Though the IRS has never collected racial or demographic data and has embraced a policy of racial neutrality, part of its strategic plan calls for improving statistical data to better support equity analyses and strengthening enforcement practices to promote fairness and equity. From 2023 to 2024, the agency also plans to pilot “Lifting Up Communities” talent hubs to attract and recruit diverse talent from underserved communities. By 2026, it plans to expand these communities to continue filling its pipeline. The agency also plans to develop student pipeline programs, graduate fellowships, bootcamps, and private sector talent rotations to advance diversity, equity, and inclusion (DEI) within its ranks.

Why the IRS Needs to Center Equity in Its Operations

It is clear the IRS has become more mindful that it must better reflect the diversity of the people it serves. These efforts come at a time when the agency’s longstanding practices are being criticized for unfairly targeting taxpayers of color.

A recent joint study by the Treasury Department and several leading universities found that Black taxpayers are three to five times more likely to be audited, particularly when they claim the Earned Income Tax Credit (EIC). This pattern is a result of limited resources, outdated technology and biased algorithms the IRS uses as part of its audit and enforcement practices.

Though the IRS intends to continue its “race-blind” policies and not collect demographic data, it does so at the risk of perpetuating racial disparities in collection and enforcement. However, there are ways around this that would allow the federal government to surface these disparities while safeguarding taxpayer privacy. The Government Accountability Office (GAO) released a report last year that called for removing legal restrictions that prevent greater inter-agency data sharing, which would allow other agencies to cross-reference IRS data with household demographic data to better understand how our nation’s tax policies affect different groups. Taking this step could help to create a more equitable and inclusive tax system.

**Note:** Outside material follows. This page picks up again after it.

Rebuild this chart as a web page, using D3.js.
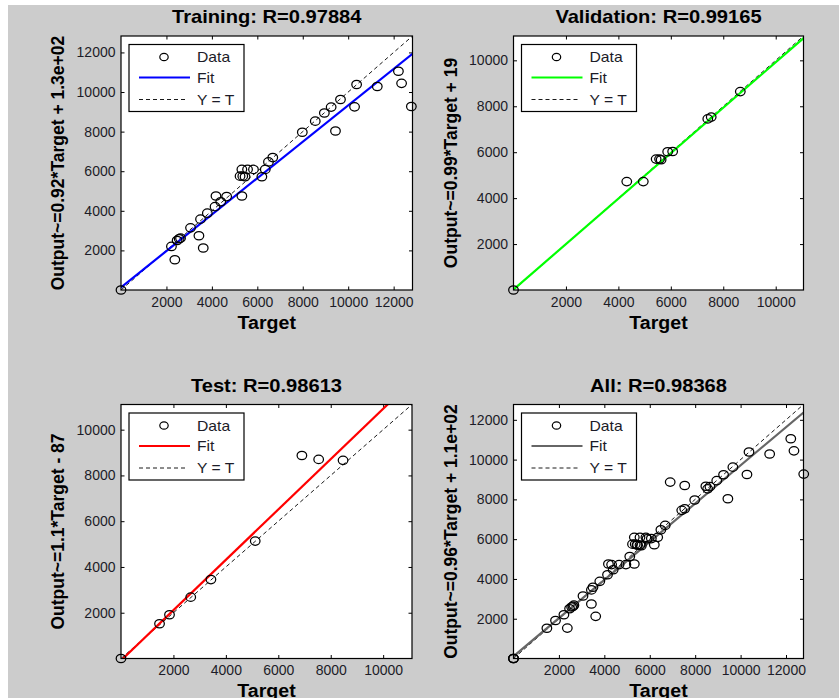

The IRS has a mission to enforce tax laws “with integrity and fairness to all.” To accomplish this, the agency must begin to realize that its policy of racial neutrality — despite its best intentions — does not always lead to racially-neutral outcomes. Our tax system hasn’t been equitable from its inception and inequalities continue to persist within this system. While the IRS is building a more diverse workforce, it also must embrace new technologies and practices that will help to reduce bias, whether intentional or unintentional. Though long overdue, its 10-year strategic plan is a step in the right direction and will hopefully lay the groundwork for the IRS to truly live up to its mission and make our tax system fairer and more equitable for every taxpayer.